Hunt gave credit to N.C. State graduate assistant Kevin Canevari for putting in extra work in the gym, and that’s what has led to the hot hand the last few games.
“My coaches, they believe in me. My teammates have confidence in me,” Hunt said.
Having watched the ACC on television growing up, Hunt has had his surreal moments. He dropped his head and admitted he rooted for North Carolina growing up, since former Tar Heels Brendan Haywood, Will Graves and P.J. Hairston all graduated from Dudley. He was a little star struck when he first saw UNC head coach Roy Williams and Duke head coach Mike Krzyzewski. Warming up before the Wolfpack’s 96-85 win over the Blue Devils on Jan. 6, Dorn, who transferred to North Carolina State from Charlotte, shouted to Hunt, “This is why we came here.”

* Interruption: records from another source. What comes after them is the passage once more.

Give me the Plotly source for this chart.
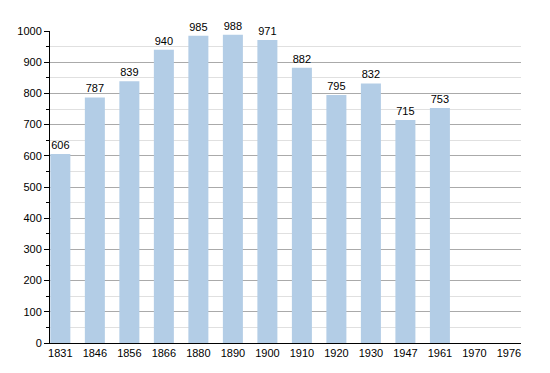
import plotly.graph_objects as go

years = ["1831", "1846", "1856", "1866", "1880", "1890", "1900", "1910", "1920", "1930", "1947", "1961", "1970", "1976"]
population = [606, 787, 839, 940, 985, 988, 971, 882, 795, 832, 715, 753, None, None]
labels = [str(v) if v is not None else "" for v in population]

fig = go.Figure()
fig.add_trace(go.Bar(
    x=list(range(len(years))), y=population,
    text=labels, textposition="outside",
    textfont=dict(family="Liberation Sans, Arial", size=11, color="black"),
    marker=dict(color="#b3cde6", line=dict(width=0)),
    width=0.58, cliponaxis=False,
))
# page body has an 8px default margin, so the figure is offset by (8, 8)
fig.update_layout(
    width=542, height=365,
    margin=dict(l=42, r=29, t=23, b=30, autoexpand=False),
    plot_bgcolor="white", paper_bgcolor="white",
    showlegend=False,
    font=dict(family="Liberation Sans, Arial", size=11, color="black"),
    xaxis=dict(
        tickmode="array", tickvals=list(range(len(years))), ticktext=years,
        range=[-0.3, 13.35], showgrid=False, zeroline=False,
        showline=True, linecolor="black", linewidth=1, ticks="",
        tickfont=dict(size=11), automargin=False,
    ),
    yaxis=dict(
        range=[0, 1000], dtick=100, showgrid=True, gridcolor="#aaaaaa", gridwidth=1,
        zeroline=False, showline=True, linecolor="black", linewidth=1,
        ticks="outside", ticklen=5, tickcolor="black", automargin=False,
        minor=dict(dtick=50, showgrid=True, gridcolor="#e0e0e0", ticks="outside", ticklen=3, tickcolor="black"),
        tickfont=dict(size=11),
    ),
)
fig.write_html("out.html")
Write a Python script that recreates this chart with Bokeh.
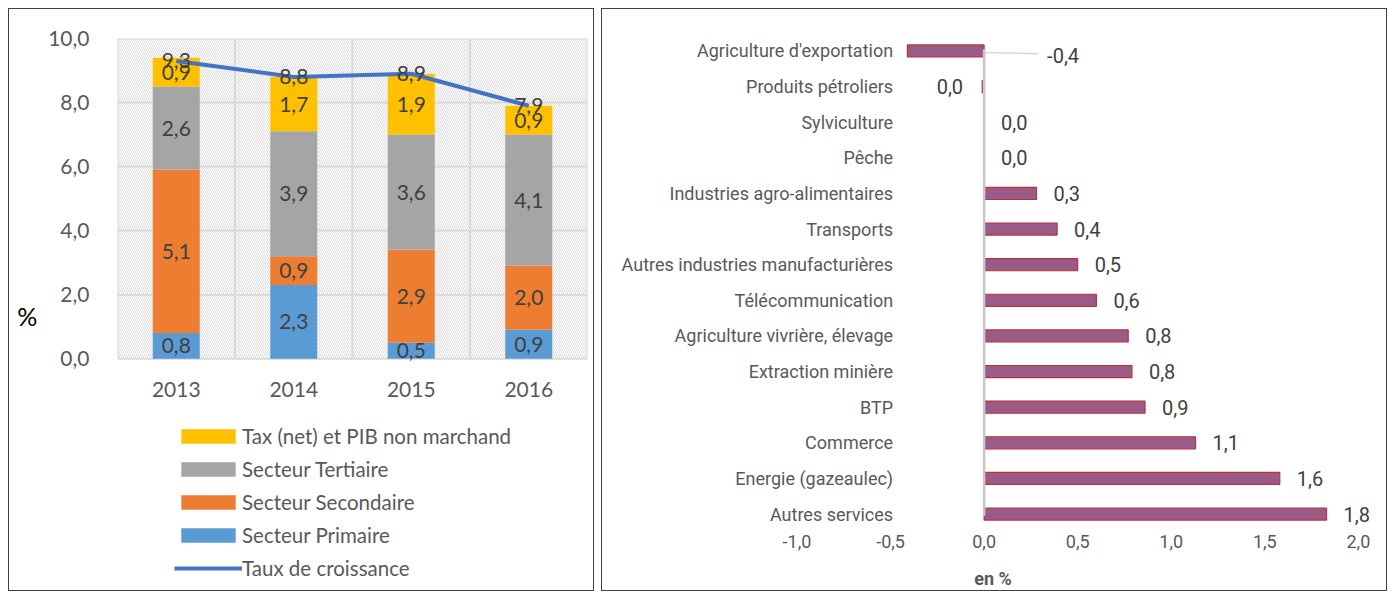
import numpy as np
from bokeh.plotting import figure
from bokeh.models import (Range1d, FixedTicker, BoxAnnotation, Legend, LegendItem,
                          ColumnDataSource, LabelSet)
from bokeh.core.properties import value
from bokeh.layouts import row
from bokeh.embed import file_html
from bokeh.resources import INLINE

# ---------------- data: left chart ----------------
years = ["2013", "2014", "2015", "2016"]
primaire = [0.8, 2.3, 0.5, 0.9]
secondaire = [5.1, 0.9, 2.9, 2.0]
tertiaire = [2.6, 3.9, 3.6, 4.1]
tax = [0.9, 1.7, 1.9, 0.9]
croissance = [9.3, 8.8, 8.9, 7.9]
series_names = ["Secteur Primaire", "Secteur Secondaire", "Secteur Tertiaire",
                "Tax (net) et PIB non marchand"]
line_name = "Taux de croissance"
y_ticks_left = [0, 2, 4, 6, 8, 10]

# ---------------- data: right chart ----------------
branches = ["Agriculture d'exportation", "Produits pétroliers", "Sylviculture", "Pêche",
            "Industries agro-alimentaires", "Transports",
            "Autres industries manufacturières", "Télécommunication",
            "Agriculture vivrière, élevage", "Extraction minière", "BTP", "Commerce",
            "Energie (gazeaulec)", "Autres services"]
contrib = [-0.41, -0.01, 0.0, 0.0, 0.28, 0.39, 0.50, 0.60, 0.77, 0.79, 0.86, 1.13, 1.58, 1.83]
x_ticks_right = [-1.0, -0.5, 0.0, 0.5, 1.0, 1.5, 2.0]


def fmt(v):
    r = round(v, 1)
    if abs(r) < 0.05:
        r = 0.0
    return f"{r:.1f}".replace(".", ",")


FONT_L = "Lato"
FONT_R = "Roboto"
GREY_TXT = "#595959"
DARK_TXT = "#404040"
GRID = "#d9d9d9"
BORDER = {"border": "1px solid #404040"}

# ================= LEFT FIGURE =================
# the plotting frame extends below the bars so that the legend can sit inside it
Y_MAX = max(y_ticks_left)
Y_LO = -7.304
X_MAX = len(years)
p1 = figure(frame_width=468, frame_height=552, output_backend="svg", toolbar_location=None,
            x_range=Range1d(0, X_MAX), y_range=Range1d(Y_LO, Y_MAX),
            min_border_left=108, min_border_right=8, min_border_top=29, min_border_bottom=0,
            styles=BORDER, margin=(8, 0, 0, 8))
p1.outline_line_color = None
p1.background_fill_color = "white"
p1.grid.visible = False
p1.xaxis.visible = False

bg = BoxAnnotation(left=0, right=X_MAX, bottom=0, top=Y_MAX, level="image",
                   fill_color="white", fill_alpha=1.0, line_color=None,
                   hatch_pattern="right_diagonal_line", hatch_color="#dcdcdc",
                   hatch_scale=4, hatch_weight=1, hatch_alpha=1.0)
p1.add_layout(bg)

# grid lines limited to the plot area
p1.segment(x0=[0] * len(y_ticks_left), y0=y_ticks_left, x1=[X_MAX] * len(y_ticks_left),
           y1=y_ticks_left, line_color=GRID, line_width=2)
vx = list(range(X_MAX + 1))
p1.segment(x0=vx, y0=[0] * len(vx), x1=vx, y1=[Y_MAX] * len(vx), line_color=GRID, line_width=2)

xc = np.arange(len(years)) + 0.5
p1.yaxis.ticker = FixedTicker(ticks=y_ticks_left)
p1.yaxis.bounds = (0, Y_MAX)
p1.yaxis.major_label_overrides = {t: fmt(t) for t in y_ticks_left}
p1.yaxis.axis_line_color = None
p1.yaxis.major_tick_line_color = None
p1.yaxis.minor_tick_line_color = None
p1.yaxis.major_label_text_font = FONT_L
p1.yaxis.major_label_text_font_size = "21px"
p1.yaxis.major_label_text_color = GREY_TXT
p1.yaxis.major_label_standoff = 22
p1.yaxis.axis_label = "%"
p1.yaxis.axis_label_orientation = "horizontal"
p1.yaxis.axis_label_text_font = FONT_L
p1.yaxis.axis_label_text_font_style = "normal"
p1.yaxis.axis_label_text_font_size = "25px"
p1.yaxis.axis_label_text_color = "black"
p1.yaxis.axis_label_standoff = 8

# category (year) labels under the bars
p1.add_layout(LabelSet(x="x", y="y", text="t", y_offset=-31, text_align="center",
                       text_baseline="middle", text_font=value(FONT_L), text_font_size="21px",
                       text_color=GREY_TXT,
                       source=ColumnDataSource(dict(x=list(xc), y=[0] * len(years), t=years))))

stack = [primaire, secondaire, tertiaire, tax]
colors = ["#5b9bd5", "#ed7d31", "#a5a5a5", "#ffc000"]
bottom = np.zeros(len(years))
bar_renderers = []
lab_x, lab_y, lab_t = [], [], []
for vals, col in zip(stack, colors):
    v = np.array(vals)
    top = bottom + v
    r = p1.vbar(x=xc, bottom=bottom, top=top, width=0.4, fill_color=col, line_color=None)
    bar_renderers.append(r)
    lab_x += list(xc)
    lab_y += list((bottom + top) / 2)
    lab_t += [fmt(a) for a in vals]
    bottom = top

line_r = p1.line(xc, croissance, line_color="#4472c4", line_width=4)
p1.text(x=lab_x, y=lab_y, text=lab_t, text_font=value(FONT_L), text_font_size="21px",
        text_color=DARK_TXT, text_align="center", text_baseline="middle")
p1.text(x=list(xc), y=croissance, text=[fmt(a) for a in croissance], text_font=value(FONT_L),
        text_font_size="21px", text_color=DARK_TXT, text_align="center", text_baseline="middle")

items = [LegendItem(label=series_names[3], renderers=[bar_renderers[3]]),
         LegendItem(label=series_names[2], renderers=[bar_renderers[2]]),
         LegendItem(label=series_names[1], renderers=[bar_renderers[1]]),
         LegendItem(label=series_names[0], renderers=[bar_renderers[0]]),
         LegendItem(label=line_name, renderers=[line_r])]
leg = Legend(items=items, location=(57, 12), orientation="vertical",
             glyph_width=68, glyph_height=18, label_standoff=0, spacing=9,
             label_text_font=FONT_L, label_text_font_size="20.5px", label_text_color=GREY_TXT,
             border_line_color=None, background_fill_alpha=0, padding=0, margin=0)
p1.add_layout(leg)

# ================= RIGHT FIGURE =================
n = len(branches)
ypos = [n - 1 - i for i in range(n)]
X_LO, X_HI = -2.034, 2.129      # visible plot span (category labels sit inside it)
Y_PAD = 0.35
p2 = figure(frame_width=777, frame_height=486, output_backend="svg", toolbar_location=None,
            x_range=Range1d(X_LO, X_HI), y_range=Range1d(-Y_PAD, n - 1 + Y_PAD),
            min_border_left=1, min_border_right=6, min_border_top=16, min_border_bottom=79,
            styles=BORDER, margin=(8, 0, 0, 7))
p2.outline_line_color = None
p2.grid.grid_line_color = None
p2.yaxis.visible = False

neg_i = int(np.argmin(contrib))
p2.segment(x0=[contrib[neg_i]], y0=[ypos[neg_i]], x1=[0.29], y1=[ypos[neg_i] - 0.08],
           line_color="#d9d9d9", line_width=1.5)
p2.hbar(y=ypos, left=0, right=contrib, height=0.34, fill_color="#9a5c86",
        line_color="#b8323f", line_width=1.2)
p2.segment(x0=[0], y0=[min(ypos) - 0.05], x1=[0], y1=[max(ypos) + 0.05],
           line_color="#c6c6c6", line_width=2.5)

src_cat = ColumnDataSource(dict(y=ypos, t=branches, x=[0.0] * n))
p2.add_layout(LabelSet(x="x", y="y", text="t", source=src_cat, x_offset=-91,
                       text_align="right", text_baseline="middle", text_font=value(FONT_R),
                       text_font_size="18px", text_color=GREY_TXT))

pos_x, pos_y, pos_t = [], [], []
negs_x, negs_y, negs_t = [], [], []
mv_x, mv_y, mv_t = [], [], []
for i, v in enumerate(contrib):
    if i == neg_i:
        mv_x.append(0.0); mv_y.append(ypos[i]); mv_t.append(fmt(v))
    elif v < 0:
        negs_x.append(0.0); negs_y.append(ypos[i]); negs_t.append(fmt(v))
    else:
        pos_x.append(v); pos_y.append(ypos[i]); pos_t.append(fmt(v))

common = dict(text_baseline="middle", text_font=value(FONT_R), text_font_size="20px",
              text_color=DARK_TXT)
p2.add_layout(LabelSet(x="x", y="y", text="t", x_offset=17, text_align="left",
                       source=ColumnDataSource(dict(x=pos_x, y=pos_y, t=pos_t)), **common))
p2.add_layout(LabelSet(x="x", y="y", text="t", x_offset=-21, text_align="right",
                       source=ColumnDataSource(dict(x=negs_x, y=negs_y, t=negs_t)), **common))
p2.add_layout(LabelSet(x="x", y="y", text="t", x_offset=63, y_offset=-5, text_align="left",
                       source=ColumnDataSource(dict(x=mv_x, y=mv_y, t=mv_t)), **common))

p2.xaxis.ticker = FixedTicker(ticks=x_ticks_right)
p2.xaxis.major_label_overrides = {t: fmt(t) for t in x_ticks_right}
p2.xaxis.axis_line_color = None
p2.xaxis.major_tick_line_color = None
p2.xaxis.minor_tick_line_color = None
p2.xaxis.major_label_text_font = FONT_R
p2.xaxis.major_label_text_font_size = "18px"
p2.xaxis.major_label_text_color = GREY_TXT
p2.xaxis.major_label_standoff = 2
p2.xaxis.axis_label = "en %"
p2.xaxis.axis_label_text_font = FONT_R
p2.xaxis.axis_label_text_font_style = "bold"
p2.xaxis.axis_label_text_font_size = "18px"
p2.xaxis.axis_label_text_color = GREY_TXT
p2.xaxis.axis_label_standoff = 17

layout = row(p1, p2)
open("out.html", "w").write(file_html(layout, INLINE))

Hunt, probably more so than some of his teammates, appreciates every little moment of big-time basketball, from the police escorts to the arena, to chartered flights around the country for games, because he has seen both sides.
“When guys start complaining, I tell them, ‘Y’all don’t get it,’ ” Hunt said. “I’ve come from a whole different world. I tell the guys all the time that they don’t know what it’s like to struggle in college, so be thankful for it.”
Hunt still follows A&T, which has made one of the biggest turnarounds in college basketball. After going 3-39 overall last season and 1-15 in the MEAC, the Aggies are 18-12 overall this season and 11-4 in league play, in first place in the MEAC standings and on pace to win their first regular season title in 26 years. Hunt is happy for his former school, but has zero regrets about his current situation, where N.C. State has won 20 games and should be playing in the NCAA tournament in a few weeks.
“I’m happy that I’m here,” Hunt said. “I’m enjoying every bit of success we are having here.”